-- start --

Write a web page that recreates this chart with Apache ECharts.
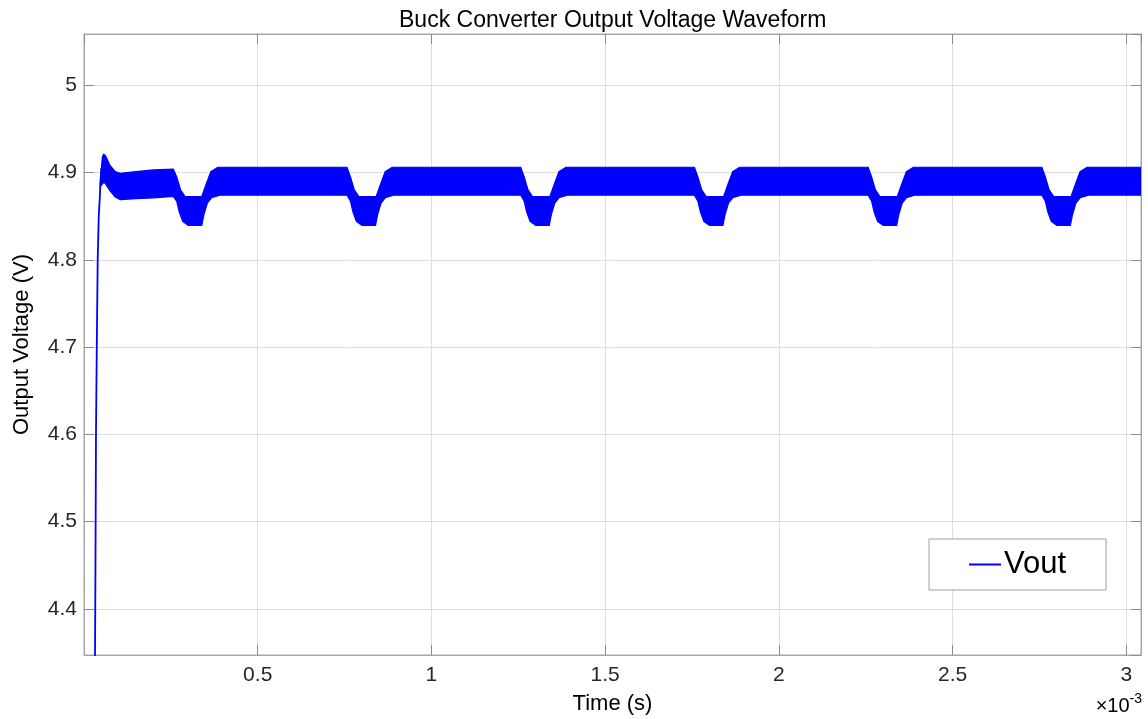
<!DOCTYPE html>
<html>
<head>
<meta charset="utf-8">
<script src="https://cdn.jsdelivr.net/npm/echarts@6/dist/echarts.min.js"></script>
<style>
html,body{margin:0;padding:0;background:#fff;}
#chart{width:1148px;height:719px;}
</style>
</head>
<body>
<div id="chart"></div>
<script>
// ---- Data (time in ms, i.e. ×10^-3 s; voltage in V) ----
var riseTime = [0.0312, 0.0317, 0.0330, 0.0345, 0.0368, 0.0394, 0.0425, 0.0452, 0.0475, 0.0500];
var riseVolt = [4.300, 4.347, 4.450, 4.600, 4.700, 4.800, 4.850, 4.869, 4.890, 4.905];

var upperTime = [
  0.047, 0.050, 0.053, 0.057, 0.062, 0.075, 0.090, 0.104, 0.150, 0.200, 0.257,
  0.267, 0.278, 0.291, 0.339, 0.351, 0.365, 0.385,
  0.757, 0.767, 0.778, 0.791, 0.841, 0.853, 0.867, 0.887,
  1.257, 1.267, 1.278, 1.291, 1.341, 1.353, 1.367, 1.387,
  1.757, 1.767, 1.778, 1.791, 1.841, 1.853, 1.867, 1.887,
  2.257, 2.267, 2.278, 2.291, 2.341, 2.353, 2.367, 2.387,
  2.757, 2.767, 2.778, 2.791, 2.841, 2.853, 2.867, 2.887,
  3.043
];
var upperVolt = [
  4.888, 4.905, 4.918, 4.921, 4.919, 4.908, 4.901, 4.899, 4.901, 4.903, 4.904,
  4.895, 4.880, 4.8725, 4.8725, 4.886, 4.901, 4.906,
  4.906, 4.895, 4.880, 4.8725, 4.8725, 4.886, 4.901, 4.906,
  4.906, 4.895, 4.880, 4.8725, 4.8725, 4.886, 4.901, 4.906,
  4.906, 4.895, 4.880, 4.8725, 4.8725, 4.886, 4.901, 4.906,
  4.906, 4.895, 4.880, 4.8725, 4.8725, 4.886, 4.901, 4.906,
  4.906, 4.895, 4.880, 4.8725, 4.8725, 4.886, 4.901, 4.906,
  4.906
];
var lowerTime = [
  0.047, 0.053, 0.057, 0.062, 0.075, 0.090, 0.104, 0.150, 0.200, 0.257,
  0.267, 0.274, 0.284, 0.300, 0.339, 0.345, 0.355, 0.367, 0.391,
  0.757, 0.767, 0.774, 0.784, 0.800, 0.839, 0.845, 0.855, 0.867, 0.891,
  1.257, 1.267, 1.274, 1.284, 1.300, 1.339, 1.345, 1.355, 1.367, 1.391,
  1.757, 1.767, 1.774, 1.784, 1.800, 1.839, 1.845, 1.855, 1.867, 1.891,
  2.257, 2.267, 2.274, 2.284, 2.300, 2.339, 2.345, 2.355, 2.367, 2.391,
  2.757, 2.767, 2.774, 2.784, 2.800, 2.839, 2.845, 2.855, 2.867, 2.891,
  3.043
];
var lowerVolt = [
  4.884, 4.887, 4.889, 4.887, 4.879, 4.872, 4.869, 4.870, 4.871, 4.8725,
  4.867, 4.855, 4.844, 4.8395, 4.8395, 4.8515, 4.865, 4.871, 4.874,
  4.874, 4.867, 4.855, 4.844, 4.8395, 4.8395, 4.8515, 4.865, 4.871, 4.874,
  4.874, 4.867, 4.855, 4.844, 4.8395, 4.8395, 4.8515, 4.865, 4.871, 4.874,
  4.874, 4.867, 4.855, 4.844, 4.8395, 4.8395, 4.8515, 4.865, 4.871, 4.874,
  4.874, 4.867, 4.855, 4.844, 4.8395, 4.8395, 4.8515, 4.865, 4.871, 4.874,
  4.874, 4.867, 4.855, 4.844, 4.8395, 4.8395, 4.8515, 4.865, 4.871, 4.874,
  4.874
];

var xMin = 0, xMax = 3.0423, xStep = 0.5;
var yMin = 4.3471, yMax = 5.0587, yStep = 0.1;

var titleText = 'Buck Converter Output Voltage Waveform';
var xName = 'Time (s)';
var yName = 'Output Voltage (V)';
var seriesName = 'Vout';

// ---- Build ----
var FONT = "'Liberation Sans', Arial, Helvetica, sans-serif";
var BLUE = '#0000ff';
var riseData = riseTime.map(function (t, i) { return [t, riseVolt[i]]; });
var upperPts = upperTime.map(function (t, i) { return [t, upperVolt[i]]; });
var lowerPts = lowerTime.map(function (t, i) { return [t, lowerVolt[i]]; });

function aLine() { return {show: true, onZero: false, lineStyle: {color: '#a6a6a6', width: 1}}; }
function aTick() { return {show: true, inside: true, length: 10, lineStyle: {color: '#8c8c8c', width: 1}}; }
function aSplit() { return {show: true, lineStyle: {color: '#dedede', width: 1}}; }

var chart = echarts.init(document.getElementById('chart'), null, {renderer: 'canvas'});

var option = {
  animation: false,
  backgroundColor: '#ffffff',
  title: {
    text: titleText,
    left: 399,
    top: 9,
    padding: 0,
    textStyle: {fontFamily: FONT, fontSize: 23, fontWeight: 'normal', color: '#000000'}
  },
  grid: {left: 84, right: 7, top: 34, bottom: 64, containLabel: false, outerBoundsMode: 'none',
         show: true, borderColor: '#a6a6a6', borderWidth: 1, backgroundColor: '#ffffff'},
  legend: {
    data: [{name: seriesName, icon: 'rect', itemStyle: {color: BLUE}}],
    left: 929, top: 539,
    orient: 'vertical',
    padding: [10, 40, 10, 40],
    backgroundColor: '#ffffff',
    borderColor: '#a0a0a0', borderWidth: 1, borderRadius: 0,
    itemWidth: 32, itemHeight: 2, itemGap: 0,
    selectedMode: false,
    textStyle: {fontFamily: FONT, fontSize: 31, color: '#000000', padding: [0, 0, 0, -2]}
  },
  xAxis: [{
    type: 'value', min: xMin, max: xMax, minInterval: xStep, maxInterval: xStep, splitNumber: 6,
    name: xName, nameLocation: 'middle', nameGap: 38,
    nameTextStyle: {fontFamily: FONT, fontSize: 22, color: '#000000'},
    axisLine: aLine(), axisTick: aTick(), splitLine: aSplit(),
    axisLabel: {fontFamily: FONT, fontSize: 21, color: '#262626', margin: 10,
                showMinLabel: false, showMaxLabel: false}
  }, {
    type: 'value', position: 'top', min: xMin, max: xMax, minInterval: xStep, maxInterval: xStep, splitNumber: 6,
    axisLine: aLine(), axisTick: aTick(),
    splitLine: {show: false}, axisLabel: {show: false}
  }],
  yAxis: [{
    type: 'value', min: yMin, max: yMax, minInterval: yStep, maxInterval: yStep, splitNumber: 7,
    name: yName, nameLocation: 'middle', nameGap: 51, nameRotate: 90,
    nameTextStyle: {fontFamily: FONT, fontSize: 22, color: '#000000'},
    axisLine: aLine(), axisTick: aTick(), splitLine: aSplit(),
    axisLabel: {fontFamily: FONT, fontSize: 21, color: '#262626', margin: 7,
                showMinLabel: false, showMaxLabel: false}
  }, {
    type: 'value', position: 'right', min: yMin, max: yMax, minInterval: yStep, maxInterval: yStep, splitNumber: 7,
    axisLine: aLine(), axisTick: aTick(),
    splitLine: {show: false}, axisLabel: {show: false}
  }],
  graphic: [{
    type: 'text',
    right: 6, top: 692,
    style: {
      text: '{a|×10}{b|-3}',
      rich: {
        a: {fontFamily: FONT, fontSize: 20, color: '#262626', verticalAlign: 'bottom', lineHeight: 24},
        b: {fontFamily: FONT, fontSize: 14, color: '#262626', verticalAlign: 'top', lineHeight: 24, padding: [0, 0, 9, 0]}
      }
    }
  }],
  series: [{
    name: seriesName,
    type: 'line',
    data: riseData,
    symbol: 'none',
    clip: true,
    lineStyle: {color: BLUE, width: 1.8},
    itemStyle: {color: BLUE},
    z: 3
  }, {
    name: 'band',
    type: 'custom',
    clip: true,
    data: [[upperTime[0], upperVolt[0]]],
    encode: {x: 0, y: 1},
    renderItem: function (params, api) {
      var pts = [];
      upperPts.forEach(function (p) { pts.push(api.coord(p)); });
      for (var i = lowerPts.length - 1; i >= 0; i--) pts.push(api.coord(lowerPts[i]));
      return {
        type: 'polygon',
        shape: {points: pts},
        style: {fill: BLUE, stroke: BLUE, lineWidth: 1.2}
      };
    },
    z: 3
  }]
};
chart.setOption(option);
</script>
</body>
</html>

-- end --
-- start --

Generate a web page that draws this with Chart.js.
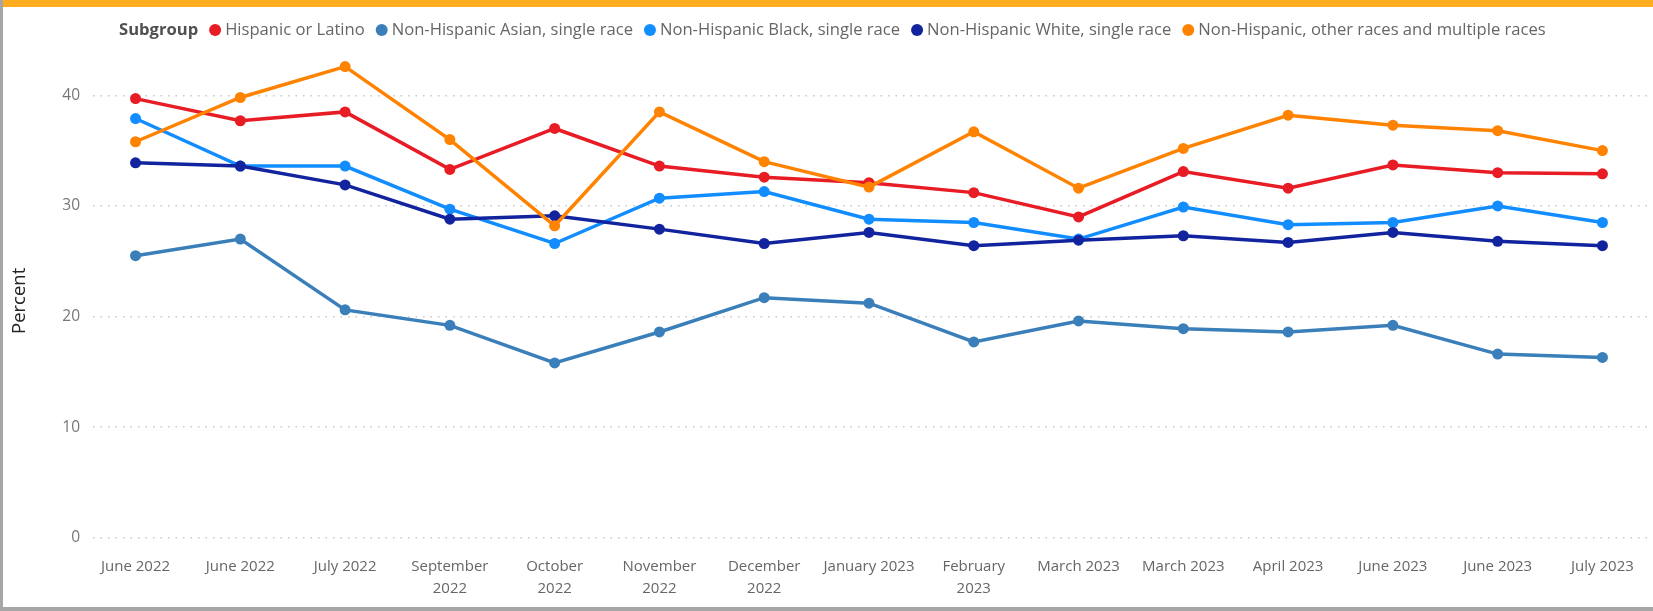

-- end --

Leave the pictures out and copy exactly the lines from the one with "Write a web" to the one with "4.869, 4.890, 4.905];", both included.

Write a web page that recreates this chart with Apache ECharts.
<!DOCTYPE html>
<html>
<head>
<meta charset="utf-8">
<script src="https://cdn.jsdelivr.net/npm/echarts@6/dist/echarts.min.js"></script>
<style>
html,body{margin:0;padding:0;background:#fff;}
#chart{width:1148px;height:719px;}
</style>
</head>
<body>
<div id="chart"></div>
<script>
// ---- Data (time in ms, i.e. ×10^-3 s; voltage in V) ----
var riseTime = [0.0312, 0.0317, 0.0330, 0.0345, 0.0368, 0.0394, 0.0425, 0.0452, 0.0475, 0.0500];
var riseVolt = [4.300, 4.347, 4.450, 4.600, 4.700, 4.800, 4.850, 4.869, 4.890, 4.905];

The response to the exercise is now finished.